Task description:
All entries must be repeated exactly; do not include the pictures.

Task inputs:
§

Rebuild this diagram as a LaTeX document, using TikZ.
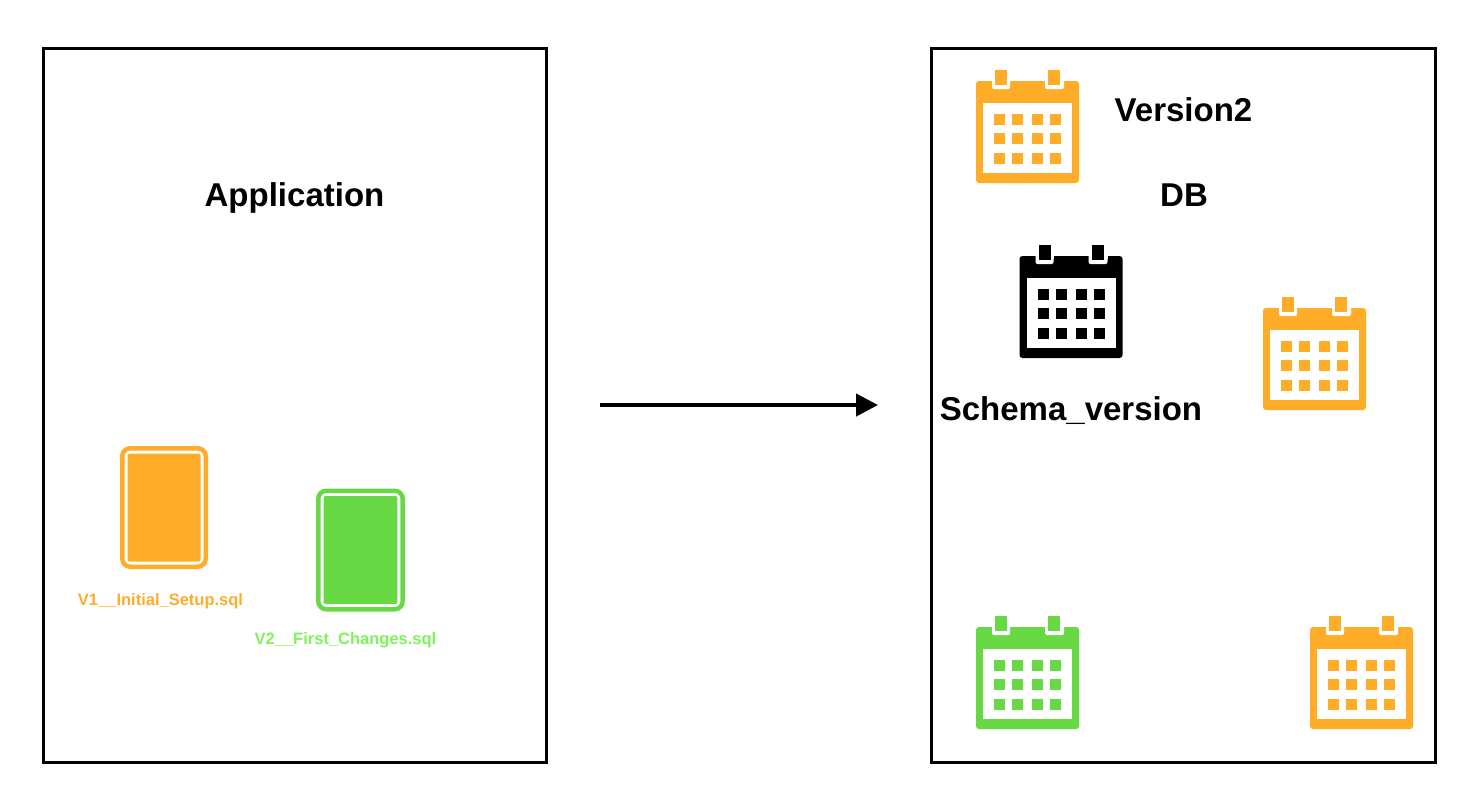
\documentclass[tikz,border=0pt]{standalone}
\usepackage{fontspec}
\setmainfont{Liberation Sans}
\usetikzlibrary{arrows.meta}
\definecolor{calorange}{HTML}{FFAD29}
\definecolor{calgreen}{HTML}{66D944}
\definecolor{lblgreen}{HTML}{80F25C}
\tikzset{
  x=1pt,y=-1pt,
  panel/.style={draw=black,line width=3.2pt,fill=white,inner sep=0pt,minimum width=#1,minimum height=714pt},
  title/.style={anchor=base,inner sep=0pt,font=\bfseries\fontsize{33}{33}\selectfont,text=black},
  filelabel/.style={anchor=base,inner sep=0pt,font=\bfseries\fontsize{16.5}{16.5}\selectfont},
  flow/.style={line width=4.5pt,-{Triangle[length=22pt,width=22pt]},shorten >=0pt},
  pics/calendar/.style={code={
    \fill[#1,rounded corners=3pt] (0,0) rectangle (103,102);
    \fill[white] (7,22) rectangle (96,92);
    \fill[white,rounded corners=2pt] (16,-2) rectangle (34,8);
    \fill[white,rounded corners=2pt] (69,-2) rectangle (88,8);
    \fill[white] (16,-2) rectangle (34,3);
    \fill[white] (69,-2) rectangle (88,3);
    \fill[#1] (19,-11) rectangle (31,4);
    \fill[#1] (72,-11) rectangle (84,4);
    \foreach \cx in {18,36,56,74}
      \foreach \cy in {33,52,72}
        \fill[#1] (\cx,\cy) rectangle ++(11,11);
  }},
  pics/sqlcard/.style={code={
    \draw[#1,line width=4.5pt,rounded corners=8pt,fill=white] (2.25,2.25) rectangle (85.75,120.75);
    \fill[#1,rounded corners=2pt] (7.5,7.5) rectangle (80.5,115.5);
  }}
}
\begin{document}
\begin{tikzpicture}
\useasboundingbox (0,0) rectangle (1474,790);
\fill[white] (0,0) rectangle (1474,790);
\node[panel=503pt] (app) at (294.75,405.25) {};
\node[panel=504pt] (db) at (1183.5,405.25) {};
\node[title] (apptitle) at (294.5,206) {Application};
\node[title] (dbtitle) at (1184,206) {DB};
\node[title] (vertitle) at (1183.5,121) {Version2};
\node[title] (schematitle) at (1071,420) {Schema\_version};
\pic at (120,446) {sqlcard=calorange};
\pic[xscale=1.011] at (316,488.5) {sqlcard=calgreen};
\node[filelabel,text=calorange] (v1) at (160.5,605) {V1\_\_Initial\_Setup.sql};
\node[filelabel,text=lblgreen] (v2) at (345.5,644) {V2\_\_First\_Changes.sql};
\pic at (976,81) {calendar=calorange};
\pic at (1019.5,256) {calendar=black};
\pic at (1263,308) {calendar=calorange};
\pic at (976,627) {calendar=calgreen};
\pic at (1310,627) {calendar=calorange};
\coordinate (from) at (600,405);
\coordinate (to) at (878,405);
\draw[flow] (from) -- (to);
\end{tikzpicture}
\end{document}
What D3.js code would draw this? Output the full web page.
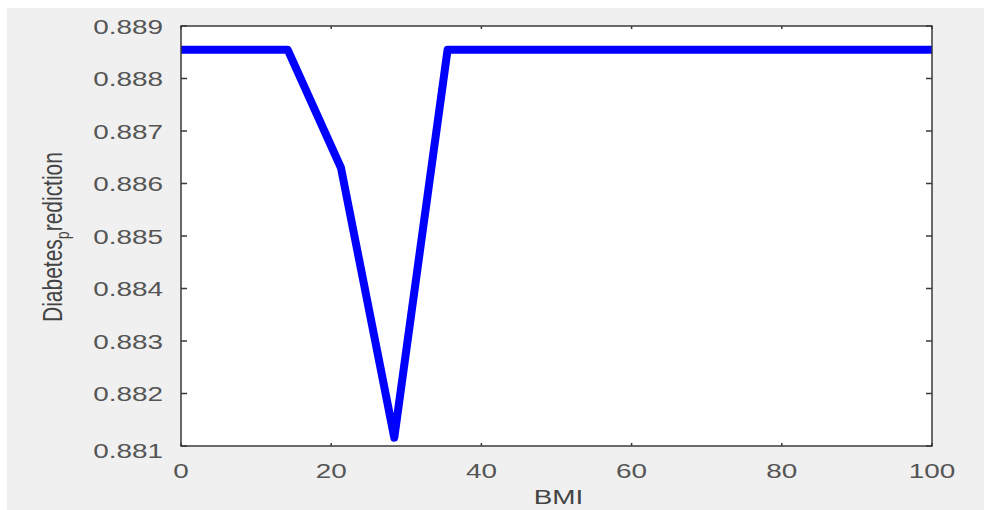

§

Result of this exercise:
Rebuild this diagram as a LaTeX document, using TikZ.
\documentclass[tikz,border=0pt]{standalone}
\usepackage{fontspec}
\setmainfont{Liberation Sans}
\usetikzlibrary{arrows.meta}
\definecolor{calorange}{HTML}{FFAD29}
\definecolor{calgreen}{HTML}{66D944}
\definecolor{lblgreen}{HTML}{80F25C}
\tikzset{
  x=1pt,y=-1pt,
  panel/.style={draw=black,line width=3.2pt,fill=white,inner sep=0pt,minimum width=#1,minimum height=714pt},
  title/.style={anchor=base,inner sep=0pt,font=\bfseries\fontsize{33}{33}\selectfont,text=black},
  filelabel/.style={anchor=base,inner sep=0pt,font=\bfseries\fontsize{16.5}{16.5}\selectfont},
  flow/.style={line width=4.5pt,-{Triangle[length=22pt,width=22pt]},shorten >=0pt},
  pics/calendar/.style={code={
    \fill[#1,rounded corners=3pt] (0,0) rectangle (103,102);
    \fill[white] (7,22) rectangle (96,92);
    \fill[white,rounded corners=2pt] (16,-2) rectangle (34,8);
    \fill[white,rounded corners=2pt] (69,-2) rectangle (88,8);
    \fill[white] (16,-2) rectangle (34,3);
    \fill[white] (69,-2) rectangle (88,3);
    \fill[#1] (19,-11) rectangle (31,4);
    \fill[#1] (72,-11) rectangle (84,4);
    \foreach \cx in {18,36,56,74}
      \foreach \cy in {33,52,72}
        \fill[#1] (\cx,\cy) rectangle ++(11,11);
  }},
  pics/sqlcard/.style={code={
    \draw[#1,line width=4.5pt,rounded corners=8pt,fill=white] (2.25,2.25) rectangle (85.75,120.75);
    \fill[#1,rounded corners=2pt] (7.5,7.5) rectangle (80.5,115.5);
  }}
}
\begin{document}
\begin{tikzpicture}
\useasboundingbox (0,0) rectangle (1474,790);
\fill[white] (0,0) rectangle (1474,790);
\node[panel=503pt] (app) at (294.75,405.25) {};
\node[panel=504pt] (db) at (1183.5,405.25) {};
\node[title] (apptitle) at (294.5,206) {Application};
\node[title] (dbtitle) at (1184,206) {DB};
\node[title] (vertitle) at (1183.5,121) {Version2};
\node[title] (schematitle) at (1071,420) {Schema\_version};
\pic at (120,446) {sqlcard=calorange};
\pic[xscale=1.011] at (316,488.5) {sqlcard=calgreen};
\node[filelabel,text=calorange] (v1) at (160.5,605) {V1\_\_Initial\_Setup.sql};
\node[filelabel,text=lblgreen] (v2) at (345.5,644) {V2\_\_First\_Changes.sql};
\pic at (976,81) {calendar=calorange};
\pic at (1019.5,256) {calendar=black};
\pic at (1263,308) {calendar=calorange};
\pic at (976,627) {calendar=calgreen};
\pic at (1310,627) {calendar=calorange};
\coordinate (from) at (600,405);
\coordinate (to) at (878,405);
\draw[flow] (from) -- (to);
\end{tikzpicture}
\end{document}
What D3.js code would draw this? Output the full web page.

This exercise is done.